Among other things, Rubio argues that we must let 21st-century workforce needs shape the curriculum that we offer our students:
The bottom line is we cannot grow the 21st century middle class without capacitating our people with the skills they need for the 21st century. And one last thing that that’s going to require is more interaction between the economy – the business community, the job creators – and the institutions that are preparing our kids at every level. That means more of an overlap between what our curriculum is doing and what our economy needs. In the 21st century, I would imagine that that’s going to constantly change.
Rubio’s insight implies a major transformation in America’s approach to higher education. Bachelor’s degrees have a venerable tradition, but that system may no longer suffice to ensure that our labor force remains the most productive in the world. It may no longer provide the maximum opportunity for our citizens. The American economy would profit enormously from a system in which skills-specific credentials are valued and supported, and allowed to compete with bachelor’s degrees for what they’re really worth.
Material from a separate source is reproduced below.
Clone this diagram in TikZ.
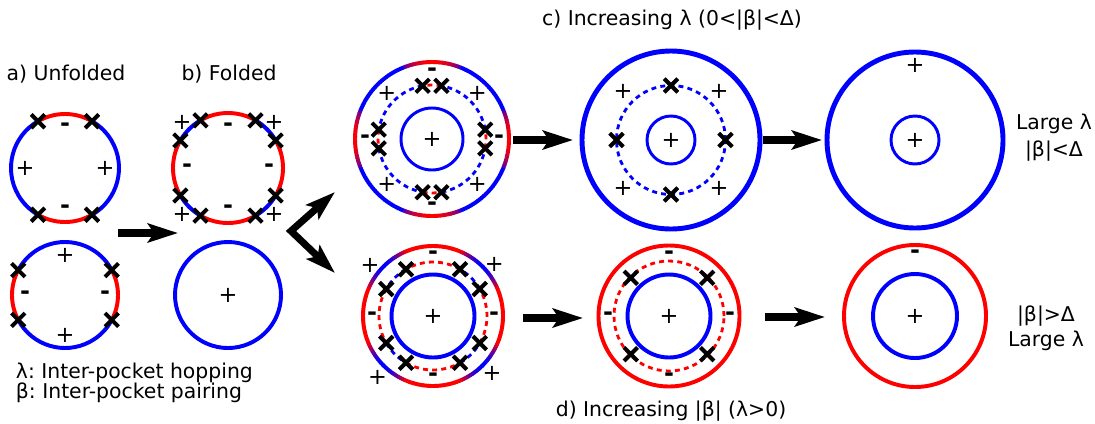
\documentclass[tikz,border=0pt]{standalone}
\usepackage{fontspec}
\setmainfont{DejaVu Sans}
\usepackage{tikz}
\usetikzlibrary{shapes.misc,arrows.meta,positioning}
\frenchspacing

% one coloured piece of a pocket: centre, radius, from, to, style
\newcommand{\pocketarc}[5]{\draw[#5] (#1) ++(#3:#2) arc[start angle=#3, end angle=#4, radius=#2];}

\begin{document}
\begin{tikzpicture}[
        x=0.025cm, y=0.025cm,
        every node/.style={font=\fontsize{14.5}{17}\selectfont},
        ring/.style={line width=2.8pt},
        thickring/.style={line width=3.5pt},
        thinring/.style={line width=2.1pt},
        dashring/.style={line width=2pt, dash pattern=on 3.5pt off 3pt},
        xmark/.style={cross out, draw=black, line width=2.8pt, minimum size=0.24cm, inner sep=0pt},
        plus/.style={inner sep=0pt, font=\fontsize{16}{16}\selectfont},
        minus/.style={inner sep=0pt, font=\fontsize{17}{17}\selectfont\bfseries},
        bigarrow/.style={-{Stealth[length=0.75cm, width=0.47cm, inset=0.15cm]}, line width=5pt},
        forkarrow/.style={{Stealth[length=0.75cm, width=0.47cm, inset=0.15cm]}-{Stealth[length=0.75cm, width=0.47cm, inset=0.15cm]}, line width=5pt, line join=miter}
        ]

        \useasboundingbox (0,0) rectangle (1095,-423);

        % Pocket centres
        \coordinate (a1) at (65,-168);
        \coordinate (a2) at (65,-295);
        \coordinate (b1) at (228,-168);
        \coordinate (b2) at (228,-295);
        \coordinate (c1) at (432,-139);
        \coordinate (c2) at (671,-140);
        \coordinate (c3) at (915,-140);
        \coordinate (d1) at (433,-316);
        \coordinate (d2) at (669,-316);
        \coordinate (d3) at (915,-316);

        % Titles
        \node (ta) at (66,-74) {a) Unfolded};
        \node (tb) at (229,-74) {b) Folded};
        \node (tc) at (672,-20) {c) Increasing λ (0<|β|<Δ)};
        \node (td) at (671,-411) {d) Increasing |β| (λ>0)};

        % a) unfolded pockets
        \pocketarc{a1}{54}{60}{120}{ring,red}
        \pocketarc{a1}{54}{120}{240}{ring,blue}
        \pocketarc{a1}{54}{240}{300}{ring,red}
        \pocketarc{a1}{54}{-60}{60}{ring,blue}
        \foreach \ang [count=\i] in {60,120,240,300}
            \path (a1) ++(\ang:54) node[xmark] (a1x\i) {};
        \foreach \ang [count=\i] in {90,270}
            \path (a1) ++(\ang:41) node[minus] (a1m\i) {-};
        \foreach \ang [count=\i] in {0,180}
            \path (a1) ++(\ang:40) node[plus] (a1p\i) {+};

        \pocketarc{a2}{53}{-28}{28}{ring,red}
        \pocketarc{a2}{53}{28}{152}{ring,blue}
        \pocketarc{a2}{53}{152}{208}{ring,red}
        \pocketarc{a2}{53}{208}{332}{ring,blue}
        \foreach \ang [count=\i] in {28,152,208,332}
            \path (a2) ++(\ang:53) node[xmark] (a2x\i) {};
        \foreach \ang [count=\i] in {0,180}
            \path (a2) ++(\ang:40) node[minus] (a2m\i) {-};
        \foreach \ang [count=\i] in {90,270}
            \path (a2) ++(\ang:40) node[plus] (a2p\i) {+};

        % b) folded pockets
        \foreach \q in {0,90,180,270} {
            \pocketarc{b1}{55}{\q-30}{\q+30}{ring,red}
            \pocketarc{b1}{55}{\q+30}{\q+60}{ring,blue}
        }
        \foreach \ang [count=\i] in {30,60,120,150,210,240,300,330}
            \path (b1) ++(\ang:55) node[xmark] (b1x\i) {};
        \foreach \ang [count=\i] in {0,90,180,270}
            \path (b1) ++(\ang:41) node[minus] (b1m\i) {-};
        \foreach \ang [count=\i] in {45,135,225,315}
            \path (b1) ++(\ang:65) node[plus] (b1p\i) {+};

        \draw[ring,blue] (b2) circle (53);
        \node[plus] (b2p) at (b2) {+};

        % c) increasing hopping
        \foreach \a in {0,2,...,358} {
            \pgfmathtruncatemacro\p{100*sqrt(max(0,cos(4*(\a+1))))}
            \draw[ring, red!\p!blue] (c1) ++(\a:77) arc[start angle=\a, end angle=\a+2.4, radius=77];
        }
        \foreach \q in {0,90,180,270} {
            \pocketarc{c1}{54}{\q+10}{\q+80}{dashring,blue}
            \pocketarc{c1}{54}{\q-10}{\q+10}{dashring,red}
        }
        \draw[thinring,blue] (c1) circle (31);
        \foreach \ang [count=\i] in {10,80,100,170,190,260,280,350}
            \path (c1) ++(\ang:54) node[xmark] (c1x\i) {};
        \foreach \ang [count=\i] in {0,90,180,270}
            \path (c1) ++(\ang:67) node[minus] (c1m\i) {-};
        \foreach \ang [count=\i] in {45,135,225,315}
            \path (c1) ++(\ang:64) node[plus] (c1p\i) {+};
        \node[plus] (c1c) at (c1) {+};

        \draw[thickring,blue] (c2) circle (89);
        \draw[dashring,blue] (c2) circle (54.5);
        \draw[thinring,blue] (c2) circle (24);
        \foreach \ang [count=\i] in {0,90,180,270}
            \path (c2) ++(\ang:54.5) node[xmark] (c2x\i) {};
        \foreach \ang [count=\i] in {45,135,225,315}
            \path (c2) ++(\ang:68) node[plus] (c2p\i) {+};
        \node[plus] (c2c) at (c2) {+};

        \draw[thickring,blue] (c3) circle (88);
        \draw[thinring,blue] (c3) circle (24);
        \path (c3) ++(90:75) node[plus] (c3p) {+};
        \node[plus] (c3c) at (c3) {+};
        \node[align=center, font=\fontsize{14.5}{19}\selectfont] (tc3) at (1054,-138) {Large λ\\|β|<Δ};

        % d) increasing pairing
        \foreach \a in {0,2,...,358} {
            \pgfmathtruncatemacro\p{100-100*max(0,-cos(4*(\a+1)))}
            \draw[ring, red!\p!blue] (d1) ++(\a:70) arc[start angle=\a, end angle=\a+2.4, radius=70];
        }
        \foreach \q in {0,90,180,270} {
            \pocketarc{d1}{54}{\q+30}{\q+60}{dashring,blue}
            \pocketarc{d1}{54}{\q+60}{\q+120}{dashring,red}
        }
        \draw[ring,blue] (d1) circle (41.5);
        \foreach \ang [count=\i] in {30,60,120,150,210,240,300,330}
            \path (d1) ++(\ang:54) node[xmark] (d1x\i) {};
        \foreach \ang [count=\i] in {0,90,180,270}
            \path (d1) ++(\ang:61) node[minus] (d1m\i) {-};
        \foreach \ang/\r [count=\i] in {40/80,141/81,228/83,316/82}
            \path (d1) ++(\ang:\r) node[plus] (d1p\i) {+};
        \node[plus] (d1c) at (d1) {+};

        \draw[ring,red] (d2) circle (70.5);
        \draw[dashring,red] (d2) circle (55);
        \draw[ring,blue] (d2) circle (41.5);
        \foreach \ang [count=\i] in {45,135,225,315}
            \path (d2) ++(\ang:54) node[xmark] (d2x\i) {};
        \foreach \ang [count=\i] in {0,90,180,270}
            \path (d2) ++(\ang:61) node[minus] (d2m\i) {-};
        \node[plus] (d2c) at (d2) {+};

        \draw[ring,red] (d3) circle (71);
        \draw[ring,blue] (d3) circle (42);
        \path (d3) ++(90:62) node[minus] (d3m) {-};
        \node[plus] (d3c) at (d3) {+};
        \node[align=center, font=\fontsize{14.5}{17.7}\selectfont] (td3) at (1046,-328) {|β|>Δ\\Large λ};

        % Arrow ends
        \coordinate (ab0) at (118,-233);
        \coordinate (ab1) at (178,-233);
        \coordinate (fk) at (291,-231);
        \coordinate (fku) at (335,-192);
        \coordinate (fkd) at (335,-273);
        \coordinate (c12s) at (513,-140);
        \coordinate (c12e) at (573,-140);
        \coordinate (c23s) at (763,-140);
        \coordinate (c23e) at (822,-140);
        \coordinate (d12s) at (523,-318);
        \coordinate (d12e) at (583,-318);
        \coordinate (d23s) at (765,-317);
        \coordinate (d23e) at (825,-317);

        \draw[bigarrow] (ab0) -- (ab1);
        \draw[forkarrow] (fku) -- (fk) -- (fkd);
        \draw[bigarrow] (c12s) -- (c12e);
        \draw[bigarrow] (c23s) -- (c23e);
        \draw[bigarrow] (d12s) -- (d12e);
        \draw[bigarrow] (d23s) -- (d23e);

        % Legend
        \node[align=left, anchor=west, font=\fontsize{14.5}{14.2}\selectfont] (legend) at (11,-383) {λ: Inter-pocket hopping\\β: Inter-pocket pairing};

    \end{tikzpicture}
\end{document}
This is especially true given the increasingly pressing need to provide educational opportunities to a very large population of non-traditional students, another point Rubio makes. Our education system has to be able to accommodate people who may need training later in life, who may be in transition between careers, or whose family circumstances prevent them from packing up and moving to a four-year college.
In “Anatomy of a Revolution,” one of us argues that traditional institutions of higher education need to come to terms with the future if they hope to survive. A recent Pew Research Center survey finds that a majority of prospective students believe the value of a college degree is no longer worth the cost. Traditional institutions of higher education have have become overly complex and mired in debt, making them unsustainable business models. It is likely that a considerable number of institutions will fail in the coming decade. Those that survive will do so because they have adapted to the needs of the global marketplace. That means providing students with value commensurate with their cost.
Last year, the other co-author of this post was commissioned to write a report on the future of higher education for the U.S. Chamber of Commerce, along with Vance McMahan, policy director for Governor George W. Bush in Texas during the 1990s. One of our key findings was that the for-profit education sector holds enormous promise for transforming our education system, if the federal government will just get out of its way. Alas, as Senator Rubio points out in his remarks, the Department of Education’s conditions on which institutions can be accredited for federal student aid wind up excluding many of the most effective and efficient purveyors of the skills Americans will need to be upwardly mobile in the 21st century.
Sweeping higher-education reform is hugely important to our future. As Rubio points out, it may not by the most high-profile political problem, but it impacts the lives of millions of ordinary people. Rubio’s commitment to tackling the issue stands to his credit.
— Tom Lindsay is director of the Center for Higher Education, and Mario Loyola is director of the Center For Tenth Amendment Studies, at the Texas Public Policy Foundation.